In conventional drop-on-demand inkjet printing systems, inkjet printheads eject fluid droplets (e.g., ink) through a plurality of nozzles toward a print medium, such as a sheet of paper, to print an image onto the print medium. The nozzles are generally arranged in one or more arrays, such that properly sequenced ejection of ink from the nozzles causes characters or other images to be printed on the print medium as the printhead and the print medium move relative to one other.
In thermal bubble-type inkjet printing systems, a resistor heating element actuator in an ink-filled chamber vaporizes ink, creating a rapidly expanding bubble that forces an ink droplet out of a nozzle. Electrical current passing through the heating element generates the heat, vaporizing a small portion of the fluid within the chamber. As the heating element cools the vapor bubble collapses, drawing more fluid from a reservoir into the chamber in preparation for ejecting another drop through the nozzle.
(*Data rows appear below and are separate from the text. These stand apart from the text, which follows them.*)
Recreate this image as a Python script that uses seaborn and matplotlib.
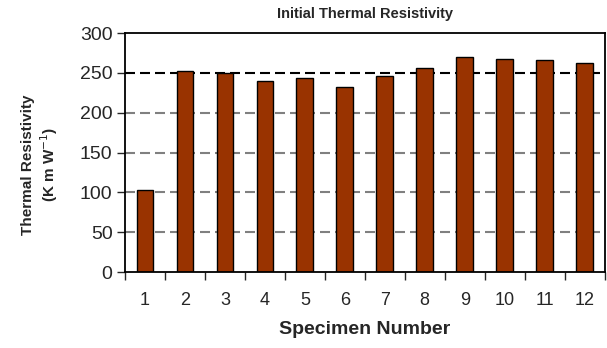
import seaborn as sns
import pandas as pd
import numpy as np
import matplotlib.pyplot as plt

# data
specimens = ['1', '2', '3', '4', '5', '6', '7', '8', '9', '10', '11', '12']
resistivity = [103, 252, 250, 240, 244, 232, 246, 256, 270, 268, 266, 263]

df = pd.DataFrame({'specimen': specimens, 'resistivity': resistivity})

sns.set_style('white')
plt.rcParams['font.family'] = ['Liberation Sans', 'DejaVu Sans']

fig = plt.figure(figsize=(6.07, 3.48), dpi=100)
ax = fig.add_axes([0.206, 0.218, 0.79, 0.687])

sns.barplot(data=df, x='specimen', y='resistivity', color='#993300',
            edgecolor='black', linewidth=1, width=0.42, saturation=1, ax=ax)

ax.set_ylim(0, 300)
ax.set_xlim(-0.5, len(specimens) - 0.5)
ax.set_yticks(range(0, 301, 50))
ax.tick_params(axis='y', labelsize=14, length=6, width=1, direction='out', left=True, pad=3)
ax.tick_params(axis='x', labelsize=13, length=0, pad=14)

# tick marks between categories
ax.set_xticks(np.arange(-0.5, len(specimens), 1), minor=True)
ax.tick_params(axis='x', which='minor', length=6, width=1, direction='out', bottom=True)

# dashed gridlines
for v in range(50, 300, 50):
    col = 'black' if v == 250 else '#808080'
    ax.axhline(v, color=col, linestyle=(0, (4.8, 2.4)), linewidth=1.5, zorder=0)

for s in ax.spines.values():
    s.set_visible(True)
    s.set_color('black')
    s.set_linewidth(1.3)

ax.set_title('Initial Thermal Resistivity', fontsize=10.5, fontweight='bold', pad=11)
ax.set_xlabel('Specimen Number', fontsize=14, fontweight='bold', labelpad=9)
ax.set_ylabel('Thermal Resistivity\n(K m W$^{-1}$)', fontsize=11, fontweight='bold', labelpad=14)
ax.yaxis.set_label_coords(-0.135, 0.45)

plt.savefig('out.png', dpi=100)
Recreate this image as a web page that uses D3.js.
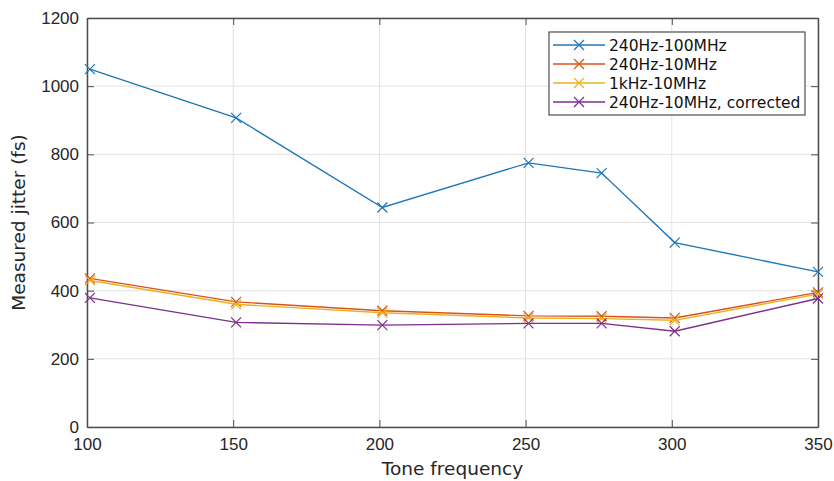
<!DOCTYPE html>
<html>
<head>
<meta charset="utf-8">
<script src="https://cdn.jsdelivr.net/npm/d3@7"></script>
<style>
  body { margin: 0; background: #fff; }
  svg { display: block; font-family: "DejaVu Sans", sans-serif; }
</style>
</head>
<body>
<div id="chart"></div>
<script>
// tone frequencies
var freqs = [101, 151, 201, 251, 276, 301, 350];
var jitterWide = [1050, 907, 644, 775, 745, 541, 455];
var jitterNarrow = [436, 367, 341, 326, 325, 320, 395];
var jitter1k = [430, 360, 335, 320, 318, 313, 390];
var jitterCorrected = [379, 307, 299, 304, 304, 281, 377];
var seriesNames = ['240Hz-100MHz', '240Hz-10MHz', '1kHz-10MHz', '240Hz-10MHz, corrected'];
var xTicks = [100, 150, 200, 250, 300, 350];
var yTicks = [0, 200, 400, 600, 800, 1000, 1200];

var W = 834, H = 481;
var margin = { top: 18, right: 16, bottom: 54, left: 87 };
var width = W - margin.left - margin.right;
var height = H - margin.top - margin.bottom;

var colors = ['#1f77b8', '#D95319', '#EDB120', '#7E2F8E'];
var allSeries = [jitterWide, jitterNarrow, jitter1k, jitterCorrected];

var svg = d3.select('#chart').append('svg')
  .attr('width', W)
  .attr('height', H)
  .append('g')
  .attr('transform', 'translate(' + margin.left + ',' + margin.top + ')');

var x = d3.scaleLinear().domain([100, 350]).range([0, width]);
var y = d3.scaleLinear().domain([0, 1200]).range([height, 0]);

// grid
svg.append('g')
  .selectAll('line.gx')
  .data(xTicks)
  .enter().append('line')
  .attr('x1', function(d) { return x(d); })
  .attr('x2', function(d) { return x(d); })
  .attr('y1', 0).attr('y2', height)
  .attr('stroke', '#e3e3e3').attr('stroke-width', 1);
svg.append('g')
  .selectAll('line.gy')
  .data(yTicks)
  .enter().append('line')
  .attr('y1', function(d) { return y(d); })
  .attr('y2', function(d) { return y(d); })
  .attr('x1', 0).attr('x2', width)
  .attr('stroke', '#e3e3e3').attr('stroke-width', 1);

// axes (ticks inward, box on)
var tickColor = '#4d4d4d';
var fmt = d3.format('d');
svg.append('g')
  .attr('transform', 'translate(0,' + height + ')')
  .call(d3.axisBottom(x).tickValues(xTicks).tickFormat(fmt).tickSizeInner(-7).tickSizeOuter(0).tickPadding(11));
svg.append('g')
  .call(d3.axisLeft(y).tickValues(yTicks).tickFormat(fmt).tickSizeInner(-7).tickSizeOuter(0).tickPadding(8));
svg.append('g')
  .call(d3.axisTop(x).tickValues(xTicks).tickSizeInner(-7).tickSizeOuter(0).tickFormat(''));
svg.append('g')
  .attr('transform', 'translate(' + width + ',0)')
  .call(d3.axisRight(y).tickValues(yTicks).tickSizeInner(-7).tickSizeOuter(0).tickFormat(''));

svg.selectAll('.domain').attr('stroke', tickColor).attr('stroke-width', 1.5);
svg.selectAll('.tick line').attr('stroke', tickColor);
svg.selectAll('.tick text').attr('fill', '#262626').style('font-size', '17px');

// axis labels
svg.append('text')
  .attr('x', width / 2)
  .attr('y', height + 48)
  .attr('text-anchor', 'middle')
  .attr('fill', '#262626')
  .style('font-size', '18.5px')
  .text('Tone frequency');
svg.append('text')
  .attr('transform', 'translate(' + (-62) + ',' + (height / 2) + ') rotate(-90)')
  .attr('text-anchor', 'middle')
  .attr('fill', '#262626')
  .style('font-size', '18.5px')
  .text('Measured jitter (fs)');

// lines + markers
var line = d3.line()
  .x(function(d) { return x(d.f); })
  .y(function(d) { return y(d.v); });

function crossPath(cx, cy, s) {
  return 'M' + (cx - s) + ',' + (cy - s) + 'L' + (cx + s) + ',' + (cy + s) +
    'M' + (cx - s) + ',' + (cy + s) + 'L' + (cx + s) + ',' + (cy - s);
}

allSeries.forEach(function(vals, i) {
  var data = freqs.map(function(f, j) { return { f: f, v: vals[j] }; });
  svg.append('path')
    .datum(data)
    .attr('fill', 'none')
    .attr('stroke', colors[i])
    .attr('stroke-width', 1.4)
    .attr('d', line);
  svg.append('g')
    .selectAll('path')
    .data(data)
    .enter().append('path')
    .attr('d', function(d) { return crossPath(x(d.f), y(d.v), 5); })
    .attr('stroke', colors[i])
    .attr('stroke-width', 1.2)
    .attr('fill', 'none');
});

// legend
var lg = svg.append('g').attr('transform', 'translate(' + (549 - margin.left) + ',' + (32 - margin.top) + ')');
lg.append('rect')
  .attr('width', 256).attr('height', 83)
  .attr('fill', '#fff')
  .attr('stroke', tickColor).attr('stroke-width', 1.2);
seriesNames.forEach(function(name, i) {
  var ly = 13 + i * 19;
  lg.append('line')
    .attr('x1', 4).attr('x2', 56)
    .attr('y1', ly).attr('y2', ly)
    .attr('stroke', colors[i]).attr('stroke-width', 1.4);
  lg.append('path')
    .attr('d', crossPath(30, ly, 5))
    .attr('stroke', colors[i]).attr('stroke-width', 1.2);
  lg.append('text')
    .attr('x', 60).attr('y', ly + 5.5)
    .attr('fill', '#111')
    .style('font-size', '15.5px')
    .text(name);
});
</script>
</body>
</html>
Unfortunately, while the hot firing surface of the heating element drives droplet generation, it can also cause related problems in the thermal inkjet (TIJ) printing system. One such problem is the phenomenon known as ‘kogation’, which is the buildup of residue (koga) on the firing surface of the heating element. The repeated heating of the element and ink can cause a breakdown of pigments and other ink components, resulting in the fouling of the heating element surface. The buildup of koga on the firing surface of the heating element acts as an insulating barrier which reduces the efficiency of the vaporization process at the firing surface. The result is a reduction in volume and velocity of the ink droplet ejected from the printhead nozzle, and a corresponding decrease in print quality that can be seen on the print medium.